--- START OF Data provided ---

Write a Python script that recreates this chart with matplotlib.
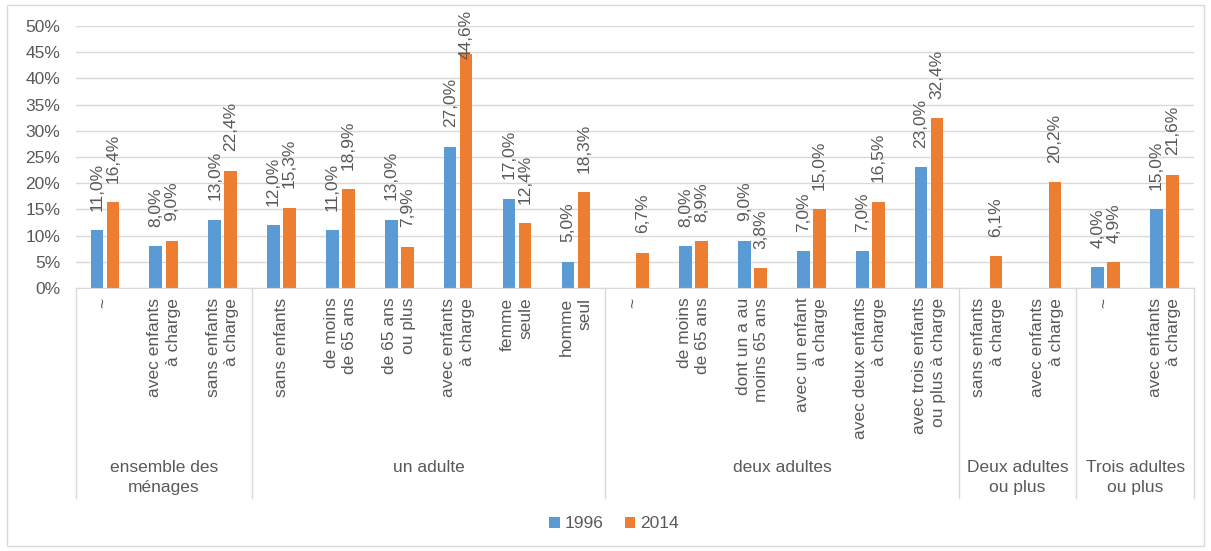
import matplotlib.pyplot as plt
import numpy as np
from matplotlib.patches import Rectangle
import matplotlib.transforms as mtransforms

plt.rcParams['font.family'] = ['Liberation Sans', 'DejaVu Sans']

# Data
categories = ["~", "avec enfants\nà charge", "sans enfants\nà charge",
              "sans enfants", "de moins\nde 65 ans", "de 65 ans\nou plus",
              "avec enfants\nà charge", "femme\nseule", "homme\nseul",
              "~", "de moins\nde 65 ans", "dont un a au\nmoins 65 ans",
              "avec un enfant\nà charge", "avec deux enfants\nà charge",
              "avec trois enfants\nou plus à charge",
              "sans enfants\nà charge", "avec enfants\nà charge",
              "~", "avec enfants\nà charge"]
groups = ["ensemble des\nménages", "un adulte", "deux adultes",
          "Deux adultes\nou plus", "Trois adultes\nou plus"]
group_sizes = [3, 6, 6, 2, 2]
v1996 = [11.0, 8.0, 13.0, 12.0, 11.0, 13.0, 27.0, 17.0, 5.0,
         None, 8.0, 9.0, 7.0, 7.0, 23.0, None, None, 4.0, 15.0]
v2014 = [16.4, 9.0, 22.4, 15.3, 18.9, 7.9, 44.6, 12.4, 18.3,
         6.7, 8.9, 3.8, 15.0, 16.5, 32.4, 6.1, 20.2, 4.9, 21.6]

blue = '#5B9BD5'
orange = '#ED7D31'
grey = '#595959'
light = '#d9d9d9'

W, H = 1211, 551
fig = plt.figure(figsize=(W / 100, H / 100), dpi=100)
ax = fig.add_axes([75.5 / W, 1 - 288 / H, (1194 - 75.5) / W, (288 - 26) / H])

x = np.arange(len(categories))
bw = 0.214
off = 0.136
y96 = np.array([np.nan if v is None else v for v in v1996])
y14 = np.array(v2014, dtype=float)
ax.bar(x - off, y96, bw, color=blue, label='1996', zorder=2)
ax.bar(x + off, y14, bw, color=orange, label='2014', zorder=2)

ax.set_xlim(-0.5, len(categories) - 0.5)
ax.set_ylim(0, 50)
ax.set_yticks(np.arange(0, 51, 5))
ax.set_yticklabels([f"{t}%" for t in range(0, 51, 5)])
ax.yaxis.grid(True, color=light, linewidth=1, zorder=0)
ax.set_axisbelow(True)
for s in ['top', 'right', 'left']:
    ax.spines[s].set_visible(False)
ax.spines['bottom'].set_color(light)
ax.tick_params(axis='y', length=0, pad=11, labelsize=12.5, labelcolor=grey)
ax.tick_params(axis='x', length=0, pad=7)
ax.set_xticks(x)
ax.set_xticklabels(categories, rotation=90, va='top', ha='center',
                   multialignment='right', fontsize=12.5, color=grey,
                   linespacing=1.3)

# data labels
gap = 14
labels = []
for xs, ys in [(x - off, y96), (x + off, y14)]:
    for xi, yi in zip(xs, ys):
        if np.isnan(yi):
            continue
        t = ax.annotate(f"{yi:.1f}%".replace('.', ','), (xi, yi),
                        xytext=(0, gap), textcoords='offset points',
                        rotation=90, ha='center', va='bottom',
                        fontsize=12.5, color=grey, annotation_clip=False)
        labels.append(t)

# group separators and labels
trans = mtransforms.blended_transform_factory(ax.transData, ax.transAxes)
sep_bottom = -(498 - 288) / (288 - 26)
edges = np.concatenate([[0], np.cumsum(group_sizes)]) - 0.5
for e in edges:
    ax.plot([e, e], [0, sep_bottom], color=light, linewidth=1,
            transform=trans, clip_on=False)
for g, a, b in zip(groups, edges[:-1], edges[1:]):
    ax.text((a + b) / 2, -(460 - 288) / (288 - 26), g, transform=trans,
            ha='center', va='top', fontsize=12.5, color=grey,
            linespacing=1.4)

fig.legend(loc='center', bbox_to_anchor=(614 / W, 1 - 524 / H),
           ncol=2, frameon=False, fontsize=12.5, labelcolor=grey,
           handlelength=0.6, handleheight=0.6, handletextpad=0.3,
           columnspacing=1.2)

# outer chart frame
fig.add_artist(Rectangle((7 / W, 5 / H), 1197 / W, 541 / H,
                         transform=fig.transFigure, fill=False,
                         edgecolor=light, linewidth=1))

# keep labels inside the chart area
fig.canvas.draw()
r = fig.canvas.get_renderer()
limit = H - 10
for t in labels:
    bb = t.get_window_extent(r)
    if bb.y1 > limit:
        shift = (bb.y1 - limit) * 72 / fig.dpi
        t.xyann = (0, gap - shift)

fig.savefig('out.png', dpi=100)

--- END OF Data provided ---

- Task instructions:
Omitting all pictures, restate exactly the lines of the material from its start through the line that contains "plt.rcParams['font.family'] = ['Liberation".

- Exercise response:
Write a Python script that recreates this chart with matplotlib.
import matplotlib.pyplot as plt
import numpy as np
from matplotlib.patches import Rectangle
import matplotlib.transforms as mtransforms

plt.rcParams['font.family'] = ['Liberation Sans', 'DejaVu Sans']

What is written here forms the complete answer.